Fugitive and former National Security Agency contractor Edward Snowden called "indiscriminate mass surveillance" of communications a "global problem" Thursday and urged the United States to take the lead in reforming the way governments collect and store bulk data.

"I think a person should be able to dial a number, make a purchase, send an SMS, write an email, or visit a website without having to think about what it's going to look like on their permanent record," Snowden said during an online question-and-answer session. "Particularly when we now have courts, reports from the federal government, and even statements from Congress making it clear these programs haven't made us any more safe, we need to push back."

 

The website freesnowden.is hosted the live event, which came less than a week after President Obama enumerated a series of reforms to the NSA. The digital event asked Twitter users to submit questions using an #AskSnowden hashtag.

Responding to a question from CNN anchor Jake Tapper, Snowden said that returning to the U.S. would be "the best resolution" for both him and the government but that current espionage laws mean there is "no chance to have a fair trial." 

Snowden, who is believed to still be living in Russia after earning temporary asylum there, has been busy trying to remain relevant in recent weeks.
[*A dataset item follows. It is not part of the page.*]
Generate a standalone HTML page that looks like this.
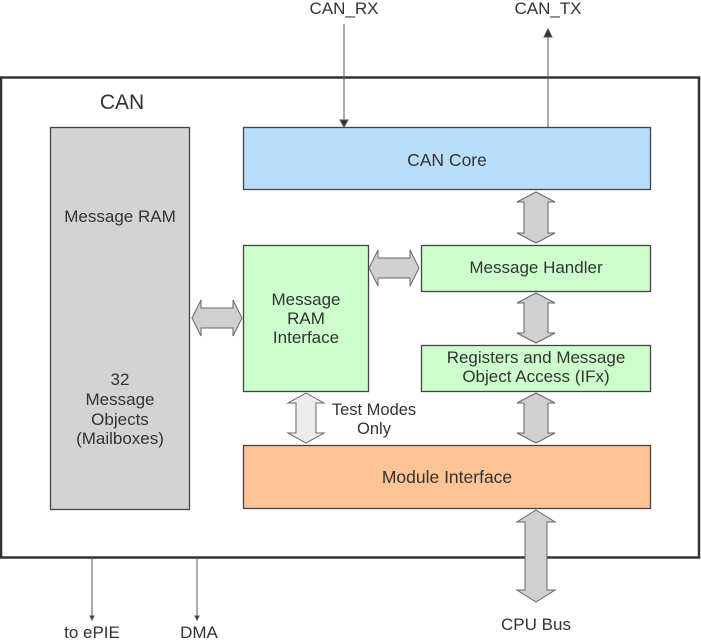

Last week the Freedom of the Press Foundation announced Snowden's appointment to its board of directors, a group that already includes journalists Glenn Greenwald and filmmaker Laura Poitras. In December, Snowden declared in an interview with The Washington Post that he had "already accomplished" his mission. 

 

Meanwhile, a new poll finds a majority of Americans believe the government should pursue a criminal case against Snowden.

Snowden was also asked whether it was "a shame" that the president outlined his NSA reforms before the Privacy and Civil Liberties Oversight Board publicly released its recommendations, which were released Thursday and called for an end to the NSA's bulk collection of telephone records. Snowden said he thought Congress could not ignore the report "as it makes it clear there is no reason at all to maintain" the telephone metadata collection program.

Members of the PCLOB have insisted that they were able to fully counsel Obama on their opinions and that they harbor no ill will against the president for the timing of his speech.

This is Snowden's second public Q&A session, following one with Greenwald held shortly after his first leaks were published in June 2013.